Within a PostgreSQL database cluster the basic methods for separating and name spacing objects is through Managing Databases and Schema Data Definitions.

The recommendation is to create a single database with multiple named schemas. This is different than a common (and older) practice of creating multiple databases and storing the objects within the "public" schema. Additionally, it is recommended to remove the public schema.

These are some of the advantages to following this recommendation:

  • Cross schema object access is possible from a single database connection.
  • Granting access to a schema is executed through a GRANT statement versus a reconfiguration of the pg_hba.conf file.
  • Schemas are the ANSI standard for object separation and name spacing.
  • Managing only one database within a single server (PostgreSQL cluster).

An advantage to using the separate database method is sessions connected to a database cannot cross database boundaries. Separation of objects is more complete. However, if the desire is have more separation of the objects (i.e., different environments), it is recommended to create a new server.

Note: Seperation at the database level can be used for multi-tenant hosting when combined with the db_user_namespace configuration parameter. Schema seperation again becomes the important feature for seperating the database components within each of the hosted databases.

Creating Tablespaces

Create a set of tablespaces appropriate for each application. This provides for the physical separation of storage from one application to another. It also can provide for separation of storage within an application. Different storage of tables and indexes would enhance management flexibility and could provide additional performance.

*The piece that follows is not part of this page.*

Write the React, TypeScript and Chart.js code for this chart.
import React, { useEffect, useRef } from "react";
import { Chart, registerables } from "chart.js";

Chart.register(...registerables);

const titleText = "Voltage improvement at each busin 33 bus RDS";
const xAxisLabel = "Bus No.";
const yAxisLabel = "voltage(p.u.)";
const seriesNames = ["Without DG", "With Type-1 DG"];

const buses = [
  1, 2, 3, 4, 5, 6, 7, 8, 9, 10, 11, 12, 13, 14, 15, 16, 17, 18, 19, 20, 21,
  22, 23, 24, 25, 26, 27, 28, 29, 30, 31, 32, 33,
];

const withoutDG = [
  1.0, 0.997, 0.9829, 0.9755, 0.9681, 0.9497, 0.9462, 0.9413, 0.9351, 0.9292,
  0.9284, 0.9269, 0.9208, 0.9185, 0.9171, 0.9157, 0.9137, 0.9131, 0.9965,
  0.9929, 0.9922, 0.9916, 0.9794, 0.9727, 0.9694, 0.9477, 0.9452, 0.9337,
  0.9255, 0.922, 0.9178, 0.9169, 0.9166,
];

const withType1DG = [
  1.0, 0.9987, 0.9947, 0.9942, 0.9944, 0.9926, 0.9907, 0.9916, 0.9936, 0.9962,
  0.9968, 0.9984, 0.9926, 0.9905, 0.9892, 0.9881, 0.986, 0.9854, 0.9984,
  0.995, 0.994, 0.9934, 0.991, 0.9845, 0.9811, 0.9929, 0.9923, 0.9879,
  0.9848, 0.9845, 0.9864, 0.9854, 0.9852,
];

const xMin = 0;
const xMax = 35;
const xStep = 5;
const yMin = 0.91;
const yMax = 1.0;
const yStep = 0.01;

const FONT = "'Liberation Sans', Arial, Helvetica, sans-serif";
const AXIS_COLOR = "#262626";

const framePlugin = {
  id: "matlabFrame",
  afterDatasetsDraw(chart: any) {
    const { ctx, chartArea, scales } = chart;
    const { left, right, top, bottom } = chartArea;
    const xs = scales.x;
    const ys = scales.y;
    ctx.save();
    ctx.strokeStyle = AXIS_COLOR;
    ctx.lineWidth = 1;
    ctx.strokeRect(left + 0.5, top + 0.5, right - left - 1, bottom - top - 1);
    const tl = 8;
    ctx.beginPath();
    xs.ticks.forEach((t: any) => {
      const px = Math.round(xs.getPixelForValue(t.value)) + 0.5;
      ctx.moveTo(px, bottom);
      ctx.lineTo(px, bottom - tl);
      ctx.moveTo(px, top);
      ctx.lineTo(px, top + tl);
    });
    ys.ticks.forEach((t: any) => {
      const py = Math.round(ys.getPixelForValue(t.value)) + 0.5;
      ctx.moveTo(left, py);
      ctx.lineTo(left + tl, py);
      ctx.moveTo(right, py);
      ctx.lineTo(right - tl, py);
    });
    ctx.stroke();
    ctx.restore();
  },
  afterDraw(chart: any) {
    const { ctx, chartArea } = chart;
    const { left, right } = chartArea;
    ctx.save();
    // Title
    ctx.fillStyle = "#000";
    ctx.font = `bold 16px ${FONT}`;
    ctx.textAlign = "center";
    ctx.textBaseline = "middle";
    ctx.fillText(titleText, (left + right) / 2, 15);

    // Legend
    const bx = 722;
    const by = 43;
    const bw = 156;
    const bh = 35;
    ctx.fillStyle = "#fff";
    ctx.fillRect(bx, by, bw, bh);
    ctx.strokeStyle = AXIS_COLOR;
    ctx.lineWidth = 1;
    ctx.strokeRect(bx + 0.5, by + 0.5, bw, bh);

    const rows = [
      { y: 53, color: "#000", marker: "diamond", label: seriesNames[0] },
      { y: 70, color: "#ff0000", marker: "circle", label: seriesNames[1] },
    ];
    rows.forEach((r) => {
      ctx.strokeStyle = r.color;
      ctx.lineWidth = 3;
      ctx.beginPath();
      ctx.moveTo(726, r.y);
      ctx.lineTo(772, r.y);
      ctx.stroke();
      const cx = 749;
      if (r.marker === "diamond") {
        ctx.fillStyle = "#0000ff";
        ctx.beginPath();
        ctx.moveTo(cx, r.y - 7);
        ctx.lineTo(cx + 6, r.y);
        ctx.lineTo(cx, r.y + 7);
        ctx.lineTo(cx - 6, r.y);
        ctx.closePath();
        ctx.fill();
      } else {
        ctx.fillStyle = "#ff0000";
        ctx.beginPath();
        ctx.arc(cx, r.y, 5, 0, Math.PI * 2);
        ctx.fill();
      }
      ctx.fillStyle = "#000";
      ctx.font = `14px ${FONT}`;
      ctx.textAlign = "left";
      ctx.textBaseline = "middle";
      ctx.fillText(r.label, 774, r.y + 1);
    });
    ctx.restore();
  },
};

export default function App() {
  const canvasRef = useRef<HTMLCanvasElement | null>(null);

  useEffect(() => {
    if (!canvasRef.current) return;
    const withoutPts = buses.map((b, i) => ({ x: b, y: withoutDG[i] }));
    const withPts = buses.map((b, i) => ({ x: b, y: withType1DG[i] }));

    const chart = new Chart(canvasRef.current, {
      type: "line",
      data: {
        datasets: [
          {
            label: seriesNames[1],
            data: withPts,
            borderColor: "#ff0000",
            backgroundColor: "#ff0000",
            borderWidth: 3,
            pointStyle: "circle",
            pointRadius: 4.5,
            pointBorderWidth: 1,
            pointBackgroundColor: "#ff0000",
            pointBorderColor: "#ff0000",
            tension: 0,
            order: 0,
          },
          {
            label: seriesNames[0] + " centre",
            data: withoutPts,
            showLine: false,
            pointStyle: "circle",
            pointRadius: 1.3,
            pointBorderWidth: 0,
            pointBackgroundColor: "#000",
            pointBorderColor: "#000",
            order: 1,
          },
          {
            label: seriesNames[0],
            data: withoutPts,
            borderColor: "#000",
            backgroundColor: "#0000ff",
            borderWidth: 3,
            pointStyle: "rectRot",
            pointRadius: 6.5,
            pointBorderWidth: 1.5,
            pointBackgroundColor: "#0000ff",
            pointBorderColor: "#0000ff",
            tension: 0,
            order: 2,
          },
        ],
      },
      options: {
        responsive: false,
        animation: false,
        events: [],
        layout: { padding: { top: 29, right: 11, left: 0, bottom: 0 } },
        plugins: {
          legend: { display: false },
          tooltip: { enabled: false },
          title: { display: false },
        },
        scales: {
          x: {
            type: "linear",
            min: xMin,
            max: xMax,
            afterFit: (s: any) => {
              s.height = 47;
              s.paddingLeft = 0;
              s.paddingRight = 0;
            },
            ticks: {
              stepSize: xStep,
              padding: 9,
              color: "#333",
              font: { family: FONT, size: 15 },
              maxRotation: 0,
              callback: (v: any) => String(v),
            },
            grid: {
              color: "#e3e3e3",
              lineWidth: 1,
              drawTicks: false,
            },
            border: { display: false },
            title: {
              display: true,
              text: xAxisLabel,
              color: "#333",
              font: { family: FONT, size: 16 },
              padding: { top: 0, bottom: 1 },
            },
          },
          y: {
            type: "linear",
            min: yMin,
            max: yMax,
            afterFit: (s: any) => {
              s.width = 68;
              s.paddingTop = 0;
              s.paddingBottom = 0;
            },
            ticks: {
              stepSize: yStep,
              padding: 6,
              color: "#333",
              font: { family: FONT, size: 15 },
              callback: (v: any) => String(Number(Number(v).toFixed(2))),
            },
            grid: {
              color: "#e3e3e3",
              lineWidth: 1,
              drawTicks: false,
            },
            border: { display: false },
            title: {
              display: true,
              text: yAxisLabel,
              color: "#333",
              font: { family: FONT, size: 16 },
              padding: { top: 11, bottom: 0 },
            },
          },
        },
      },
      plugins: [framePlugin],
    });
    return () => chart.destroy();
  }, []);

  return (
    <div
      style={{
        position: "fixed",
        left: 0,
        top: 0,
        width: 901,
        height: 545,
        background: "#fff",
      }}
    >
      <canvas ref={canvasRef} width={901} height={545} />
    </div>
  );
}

PostgreSQL expects the host operating system to provide device management. Create a file system for each tablespace to separate and control the tablespace storage. The following is an example using ZFS with storage pools named pgdatapool and pgindexpool. Two 10 GB tablespaces will be used for an application, one for tables and one for indexes.

Unix commands:

  zfs create -o mountpoint=/pgdata/app1_data pgdatapool/app1_data
  zfs set refquota=10G pgdatapool/app1_data
  zfs set refreference=10G pgdatapool/app1_data
  zfs create -o mountpoint=/pgdata/app1_index pgindexpool/app1_index
  zfs set refquota=10G pgindexpool/app1_index
  zfs set refreference=10G pgindexpool/app1_index

SQL commands:

  create tablespace app1_data location '/pgdata/app1_data';
  create tablespace app1_index location '/pgdata/app1_index';

Creating Accounts and Roles

PostgreSQL database objects have an account (role) ownership. Create an account synonymous with the schema that will name space the objects. This account will be used as the owner for the objects. For security purposes do not allow anyone to connect to the account owning the application database objects. This account will need access to the tablespaces previously created. When application objects are created make sure the ownership is properly set.

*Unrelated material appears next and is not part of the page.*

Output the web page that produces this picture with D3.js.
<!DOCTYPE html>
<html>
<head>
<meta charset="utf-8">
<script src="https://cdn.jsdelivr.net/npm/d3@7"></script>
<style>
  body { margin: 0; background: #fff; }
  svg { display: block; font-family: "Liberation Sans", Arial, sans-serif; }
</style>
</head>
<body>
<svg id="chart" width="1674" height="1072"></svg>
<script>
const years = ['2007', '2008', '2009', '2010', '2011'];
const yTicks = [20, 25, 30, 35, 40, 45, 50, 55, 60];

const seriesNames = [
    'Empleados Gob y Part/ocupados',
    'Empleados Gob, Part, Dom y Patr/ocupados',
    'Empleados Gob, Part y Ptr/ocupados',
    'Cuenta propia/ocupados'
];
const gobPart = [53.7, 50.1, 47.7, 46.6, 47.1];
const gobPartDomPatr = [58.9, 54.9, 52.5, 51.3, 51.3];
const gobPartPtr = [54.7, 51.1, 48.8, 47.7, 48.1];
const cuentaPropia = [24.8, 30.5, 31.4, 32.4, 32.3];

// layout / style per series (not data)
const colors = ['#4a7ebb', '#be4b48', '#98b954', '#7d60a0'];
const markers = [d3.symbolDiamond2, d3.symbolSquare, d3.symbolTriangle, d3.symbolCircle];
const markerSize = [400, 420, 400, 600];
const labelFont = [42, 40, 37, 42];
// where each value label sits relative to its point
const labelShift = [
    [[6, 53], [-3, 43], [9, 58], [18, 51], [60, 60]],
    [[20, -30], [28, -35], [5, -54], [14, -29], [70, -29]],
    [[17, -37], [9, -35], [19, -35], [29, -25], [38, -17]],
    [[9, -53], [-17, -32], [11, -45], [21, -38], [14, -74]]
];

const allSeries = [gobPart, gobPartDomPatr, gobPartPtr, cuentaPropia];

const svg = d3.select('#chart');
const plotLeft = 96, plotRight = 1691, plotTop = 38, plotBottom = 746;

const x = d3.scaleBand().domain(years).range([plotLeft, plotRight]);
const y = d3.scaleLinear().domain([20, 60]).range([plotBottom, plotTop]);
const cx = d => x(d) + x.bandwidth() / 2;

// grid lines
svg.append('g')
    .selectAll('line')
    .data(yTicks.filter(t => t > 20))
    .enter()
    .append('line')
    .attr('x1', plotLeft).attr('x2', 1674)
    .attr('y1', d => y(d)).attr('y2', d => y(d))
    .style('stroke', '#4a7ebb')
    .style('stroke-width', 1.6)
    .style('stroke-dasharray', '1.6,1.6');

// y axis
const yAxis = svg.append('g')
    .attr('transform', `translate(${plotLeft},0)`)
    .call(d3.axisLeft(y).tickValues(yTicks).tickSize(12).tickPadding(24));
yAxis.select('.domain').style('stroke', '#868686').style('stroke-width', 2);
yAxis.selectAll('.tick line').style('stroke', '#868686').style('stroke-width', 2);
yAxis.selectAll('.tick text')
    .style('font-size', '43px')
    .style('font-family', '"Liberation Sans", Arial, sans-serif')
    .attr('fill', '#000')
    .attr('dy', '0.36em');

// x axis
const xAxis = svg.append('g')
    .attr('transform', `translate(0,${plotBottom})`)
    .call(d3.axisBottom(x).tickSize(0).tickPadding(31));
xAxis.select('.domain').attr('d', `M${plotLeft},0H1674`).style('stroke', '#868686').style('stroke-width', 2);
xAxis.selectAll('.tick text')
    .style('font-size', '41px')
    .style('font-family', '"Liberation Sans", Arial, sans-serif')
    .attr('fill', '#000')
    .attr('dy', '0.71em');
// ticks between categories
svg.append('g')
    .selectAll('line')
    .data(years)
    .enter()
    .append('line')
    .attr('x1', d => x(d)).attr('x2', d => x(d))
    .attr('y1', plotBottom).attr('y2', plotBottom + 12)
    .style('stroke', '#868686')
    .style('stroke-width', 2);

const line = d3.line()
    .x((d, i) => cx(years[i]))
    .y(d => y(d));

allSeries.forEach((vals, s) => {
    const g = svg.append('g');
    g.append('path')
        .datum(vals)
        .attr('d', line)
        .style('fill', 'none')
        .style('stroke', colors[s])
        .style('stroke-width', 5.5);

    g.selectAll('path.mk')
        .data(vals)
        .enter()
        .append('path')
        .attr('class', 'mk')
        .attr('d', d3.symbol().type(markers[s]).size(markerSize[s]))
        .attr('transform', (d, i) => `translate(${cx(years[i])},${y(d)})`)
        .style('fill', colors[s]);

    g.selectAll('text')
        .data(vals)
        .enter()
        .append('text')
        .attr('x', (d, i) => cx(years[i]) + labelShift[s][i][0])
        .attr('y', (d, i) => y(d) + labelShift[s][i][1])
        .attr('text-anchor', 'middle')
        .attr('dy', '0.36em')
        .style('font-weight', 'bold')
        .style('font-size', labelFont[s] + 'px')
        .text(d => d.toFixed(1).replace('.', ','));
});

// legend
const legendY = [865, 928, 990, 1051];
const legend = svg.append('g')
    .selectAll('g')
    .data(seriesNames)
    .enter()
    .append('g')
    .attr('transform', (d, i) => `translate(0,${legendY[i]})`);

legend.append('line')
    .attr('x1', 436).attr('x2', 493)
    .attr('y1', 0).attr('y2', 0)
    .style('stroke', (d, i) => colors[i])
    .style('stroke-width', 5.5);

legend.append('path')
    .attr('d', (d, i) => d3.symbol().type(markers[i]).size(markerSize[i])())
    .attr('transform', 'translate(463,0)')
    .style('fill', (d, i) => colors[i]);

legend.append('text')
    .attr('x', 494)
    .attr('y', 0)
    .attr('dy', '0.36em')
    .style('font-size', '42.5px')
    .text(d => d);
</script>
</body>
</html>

  create user app1 nologin;
  grant create on tablespace app1_data to app1;
  grant create on tablespace app1_index to app1;

Grant database object privileges to users or application accounts through the use of roles. Create a set of roles appropriate for an application. For simplicity create at least two roles, one to use for read/write privileges for the application and one for query privileges. As database objects are created for the application perform the appropriate grants to the roles.

  create role app1_role;
  create role app1_query_role;

Applications generally connect to the database using pooled (shared) accounts from application servers. Limit the knowledge of those accounts and their credentials. If possible, use definitions within the pg_hba.conf to make sure those accounts can only connect to the database from the defined application servers.

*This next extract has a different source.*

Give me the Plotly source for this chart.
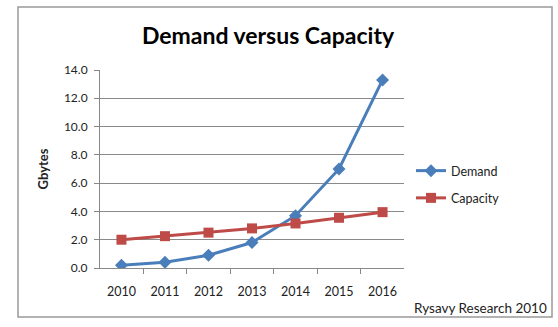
import plotly.graph_objects as go

years = ["2010", "2011", "2012", "2013", "2014", "2015", "2016"]
demand = [0.2, 0.4, 0.9, 1.8, 3.7, 7.0, 13.3]
capacity = [2.0, 2.25, 2.5, 2.8, 3.15, 3.55, 3.95]

FONT = "Lato, Open Sans, sans-serif"
L, R, T, B = 100, 154, 70, 59
W, H = 558, 327
pw, ph = W - L - R, H - T - B

def px(x):
    return (x - L) / pw

def py(y):
    return (H - B - y) / ph

fig = go.Figure()
fig.add_trace(go.Scatter(x=years, y=demand, name="Demand", mode="lines+markers",
                         legendgroup="a",
                         line=dict(color="#4A7EBB", width=3),
                         marker=dict(symbol="diamond", size=10, color="#4A7EBB")))
fig.add_trace(go.Scatter(x=years, y=capacity, name="Capacity", mode="lines+markers",
                         legendgroup="b",
                         line=dict(color="#BE4B48", width=3),
                         marker=dict(symbol="square", size=10, color="#BE4B48")))

fig.update_layout(
    width=W, height=H,
    margin=dict(l=L, r=R, t=T, b=B),
    paper_bgcolor="white", plot_bgcolor="white",
    font=dict(family=FONT, size=12, color="#222"),
    title=dict(text="<b>Demand versus Capacity</b>", xref="container", x=268 / W, xanchor="center",
               yref="container", y=1 - 36 / H, yanchor="middle",
               font=dict(size=23, color="black", family=FONT)),
    showlegend=True,
    legend=dict(x=px(411), y=py(156), xanchor="left", yanchor="top",
                font=dict(size=12.5, color="#222"), bgcolor="rgba(0,0,0,0)",
                tracegroupgap=8, itemwidth=30),
    xaxis=dict(type="category", tickson="boundaries", ticks="outside", ticklen=5,
               tickcolor="#888", showline=True, linecolor="#888", linewidth=1,
               showgrid=False, ticklabelstandoff=12, tickfont=dict(size=12.5, color="#222")),
    yaxis=dict(range=[0, 14], dtick=2, tickformat=".1f", ticks="outside", ticklen=5,
               tickcolor="#888", showline=True, linecolor="#888", linewidth=1,
               showgrid=True, gridcolor="#8a8a8a", gridwidth=1, zeroline=False,
               ticklabelstandoff=4,
               title=dict(text="<b>Gbytes</b>", font=dict(size=13, color="#222"), standoff=12),
               tickfont=dict(size=12, color="#222")),
    shapes=[dict(type="rect", xref="paper", yref="paper",
                 x0=px(18), x1=px(552), y0=py(317), y1=py(7),
                 line=dict(color="#999", width=1.5), fillcolor="rgba(0,0,0,0)", layer="below")],
    annotations=[dict(text="Rysavy Research 2010", xref="paper", yref="paper",
                      x=px(549), y=py(308), xanchor="right", yanchor="middle",
                      showarrow=False, font=dict(size=13.5, color="#222"))],
)

fig.write_html("out.html")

  create user app1_pool password 'app1_pool';
  grant app1_role to app1_pool;

Create Application Schemas

Create the application schema and grant the application users and roles the appropriate privileges. Make sure to create the application objects within the defined schema and set the appropriate object ownership.

  create schema app1 authorization app1;
  grant usage on schema app1 to app1_role;
  grant usage on schema app1 to app1_query_role;


These are the recommendations from an experienced DBA. They can be followed or ignored. Personally by following these few simple methods of managing application schemas, it has made my life easier.